**WHAT THIS TASK INVOLVES**
Extract, without alteration, each line from the start of the listing to the line bearing "0.917, 0.890, 0.816, 0.678, 0.678]".

**DATA LINES**
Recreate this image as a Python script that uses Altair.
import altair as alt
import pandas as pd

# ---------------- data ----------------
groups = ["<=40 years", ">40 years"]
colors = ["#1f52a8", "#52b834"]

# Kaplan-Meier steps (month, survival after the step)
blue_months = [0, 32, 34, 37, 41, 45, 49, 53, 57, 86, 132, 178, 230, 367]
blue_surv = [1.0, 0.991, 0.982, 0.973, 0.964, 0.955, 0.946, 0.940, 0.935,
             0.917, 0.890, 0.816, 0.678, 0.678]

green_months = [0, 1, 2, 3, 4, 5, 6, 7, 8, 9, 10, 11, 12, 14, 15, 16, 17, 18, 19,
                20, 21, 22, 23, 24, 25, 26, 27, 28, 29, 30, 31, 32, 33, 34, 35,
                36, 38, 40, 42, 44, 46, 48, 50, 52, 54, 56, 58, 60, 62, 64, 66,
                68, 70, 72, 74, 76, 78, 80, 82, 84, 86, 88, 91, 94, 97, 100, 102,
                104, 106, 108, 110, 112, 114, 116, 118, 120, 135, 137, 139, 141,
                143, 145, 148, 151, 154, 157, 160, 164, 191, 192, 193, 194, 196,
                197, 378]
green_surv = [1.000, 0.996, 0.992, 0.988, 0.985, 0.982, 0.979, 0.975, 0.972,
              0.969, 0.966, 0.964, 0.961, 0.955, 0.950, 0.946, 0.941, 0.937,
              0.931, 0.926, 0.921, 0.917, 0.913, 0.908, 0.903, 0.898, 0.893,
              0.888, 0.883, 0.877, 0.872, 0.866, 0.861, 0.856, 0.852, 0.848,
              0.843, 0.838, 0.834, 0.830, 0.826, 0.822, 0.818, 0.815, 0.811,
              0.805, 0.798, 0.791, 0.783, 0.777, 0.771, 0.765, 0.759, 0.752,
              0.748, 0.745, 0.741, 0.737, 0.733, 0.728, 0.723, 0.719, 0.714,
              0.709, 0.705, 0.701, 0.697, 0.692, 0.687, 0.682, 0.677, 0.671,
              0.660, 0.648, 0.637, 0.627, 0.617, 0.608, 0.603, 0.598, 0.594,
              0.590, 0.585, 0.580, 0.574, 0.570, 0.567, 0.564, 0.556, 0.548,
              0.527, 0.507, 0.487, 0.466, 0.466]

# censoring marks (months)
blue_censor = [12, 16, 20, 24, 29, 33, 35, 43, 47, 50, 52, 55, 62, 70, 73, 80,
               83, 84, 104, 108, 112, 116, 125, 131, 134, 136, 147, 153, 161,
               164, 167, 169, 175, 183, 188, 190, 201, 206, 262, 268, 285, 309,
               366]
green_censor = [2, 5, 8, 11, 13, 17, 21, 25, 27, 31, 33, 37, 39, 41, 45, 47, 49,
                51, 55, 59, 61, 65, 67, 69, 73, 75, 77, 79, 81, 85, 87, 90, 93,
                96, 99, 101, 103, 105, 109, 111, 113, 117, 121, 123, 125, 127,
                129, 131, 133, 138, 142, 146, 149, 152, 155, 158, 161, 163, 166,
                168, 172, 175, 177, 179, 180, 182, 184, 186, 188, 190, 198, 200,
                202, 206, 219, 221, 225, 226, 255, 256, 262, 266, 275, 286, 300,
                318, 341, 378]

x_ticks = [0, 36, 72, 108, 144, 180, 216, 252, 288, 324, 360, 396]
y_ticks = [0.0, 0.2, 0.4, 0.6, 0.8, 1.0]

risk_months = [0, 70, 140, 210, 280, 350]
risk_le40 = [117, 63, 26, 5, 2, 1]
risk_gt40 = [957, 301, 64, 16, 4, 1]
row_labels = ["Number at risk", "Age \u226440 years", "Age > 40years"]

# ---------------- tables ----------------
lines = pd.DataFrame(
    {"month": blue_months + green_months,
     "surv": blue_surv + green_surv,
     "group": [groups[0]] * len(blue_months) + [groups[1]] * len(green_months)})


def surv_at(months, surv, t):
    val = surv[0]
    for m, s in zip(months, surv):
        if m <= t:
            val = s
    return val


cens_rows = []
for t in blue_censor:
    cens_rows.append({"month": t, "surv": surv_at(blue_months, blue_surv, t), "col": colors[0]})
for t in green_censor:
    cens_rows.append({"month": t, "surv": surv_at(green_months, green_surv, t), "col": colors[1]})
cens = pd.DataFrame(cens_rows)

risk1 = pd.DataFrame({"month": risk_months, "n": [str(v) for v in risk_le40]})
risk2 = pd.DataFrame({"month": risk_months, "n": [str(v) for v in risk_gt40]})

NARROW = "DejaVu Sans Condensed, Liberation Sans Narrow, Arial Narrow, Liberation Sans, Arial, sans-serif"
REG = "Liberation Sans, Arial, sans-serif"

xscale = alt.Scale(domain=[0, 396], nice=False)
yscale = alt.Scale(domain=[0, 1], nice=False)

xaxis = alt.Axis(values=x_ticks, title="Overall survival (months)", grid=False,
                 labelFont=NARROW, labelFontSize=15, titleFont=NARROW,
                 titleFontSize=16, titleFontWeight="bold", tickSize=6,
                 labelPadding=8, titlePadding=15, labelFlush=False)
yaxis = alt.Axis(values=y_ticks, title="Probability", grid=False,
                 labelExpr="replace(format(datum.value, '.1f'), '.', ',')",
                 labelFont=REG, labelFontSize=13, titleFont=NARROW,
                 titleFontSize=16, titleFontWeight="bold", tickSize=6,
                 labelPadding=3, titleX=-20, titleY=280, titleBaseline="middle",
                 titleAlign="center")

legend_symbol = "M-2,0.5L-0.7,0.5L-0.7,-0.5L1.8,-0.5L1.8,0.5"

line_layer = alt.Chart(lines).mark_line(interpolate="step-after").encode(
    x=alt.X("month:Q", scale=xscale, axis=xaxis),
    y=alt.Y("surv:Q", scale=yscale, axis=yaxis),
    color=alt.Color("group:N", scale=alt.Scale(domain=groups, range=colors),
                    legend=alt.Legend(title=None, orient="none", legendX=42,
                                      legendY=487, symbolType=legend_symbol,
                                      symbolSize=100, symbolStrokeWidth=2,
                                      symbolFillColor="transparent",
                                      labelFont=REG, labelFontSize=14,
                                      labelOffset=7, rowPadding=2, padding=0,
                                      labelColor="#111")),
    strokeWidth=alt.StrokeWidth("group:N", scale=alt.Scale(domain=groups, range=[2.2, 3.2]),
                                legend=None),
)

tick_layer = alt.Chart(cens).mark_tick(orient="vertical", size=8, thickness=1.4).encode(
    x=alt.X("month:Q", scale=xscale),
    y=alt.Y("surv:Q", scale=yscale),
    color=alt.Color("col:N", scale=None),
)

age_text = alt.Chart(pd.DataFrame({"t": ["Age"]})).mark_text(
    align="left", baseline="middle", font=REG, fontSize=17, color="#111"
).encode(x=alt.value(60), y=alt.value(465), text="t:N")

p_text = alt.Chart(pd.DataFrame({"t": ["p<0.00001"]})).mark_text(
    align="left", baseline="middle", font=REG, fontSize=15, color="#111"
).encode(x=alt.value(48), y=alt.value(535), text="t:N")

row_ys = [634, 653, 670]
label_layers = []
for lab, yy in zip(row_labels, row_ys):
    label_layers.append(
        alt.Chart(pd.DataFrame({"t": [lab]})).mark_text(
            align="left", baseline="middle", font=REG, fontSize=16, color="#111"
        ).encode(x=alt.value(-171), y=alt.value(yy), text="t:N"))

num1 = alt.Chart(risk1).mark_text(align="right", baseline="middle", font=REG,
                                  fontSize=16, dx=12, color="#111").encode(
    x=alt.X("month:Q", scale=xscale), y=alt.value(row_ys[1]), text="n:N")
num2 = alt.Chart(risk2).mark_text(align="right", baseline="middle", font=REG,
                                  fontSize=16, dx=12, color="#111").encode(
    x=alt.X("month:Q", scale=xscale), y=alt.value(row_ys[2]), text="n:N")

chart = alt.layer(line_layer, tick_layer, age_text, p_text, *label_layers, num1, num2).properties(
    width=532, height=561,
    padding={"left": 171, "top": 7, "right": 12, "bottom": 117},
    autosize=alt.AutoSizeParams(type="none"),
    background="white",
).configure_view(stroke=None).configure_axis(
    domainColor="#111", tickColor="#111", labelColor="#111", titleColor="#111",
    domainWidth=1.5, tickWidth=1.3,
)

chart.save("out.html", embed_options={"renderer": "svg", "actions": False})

**COMPLETE ANSWER**
Recreate this image as a Python script that uses Altair.
import altair as alt
import pandas as pd

# ---------------- data ----------------
groups = ["<=40 years", ">40 years"]
colors = ["#1f52a8", "#52b834"]

# Kaplan-Meier steps (month, survival after the step)
blue_months = [0, 32, 34, 37, 41, 45, 49, 53, 57, 86, 132, 178, 230, 367]
blue_surv = [1.0, 0.991, 0.982, 0.973, 0.964, 0.955, 0.946, 0.940, 0.935,
             0.917, 0.890, 0.816, 0.678, 0.678]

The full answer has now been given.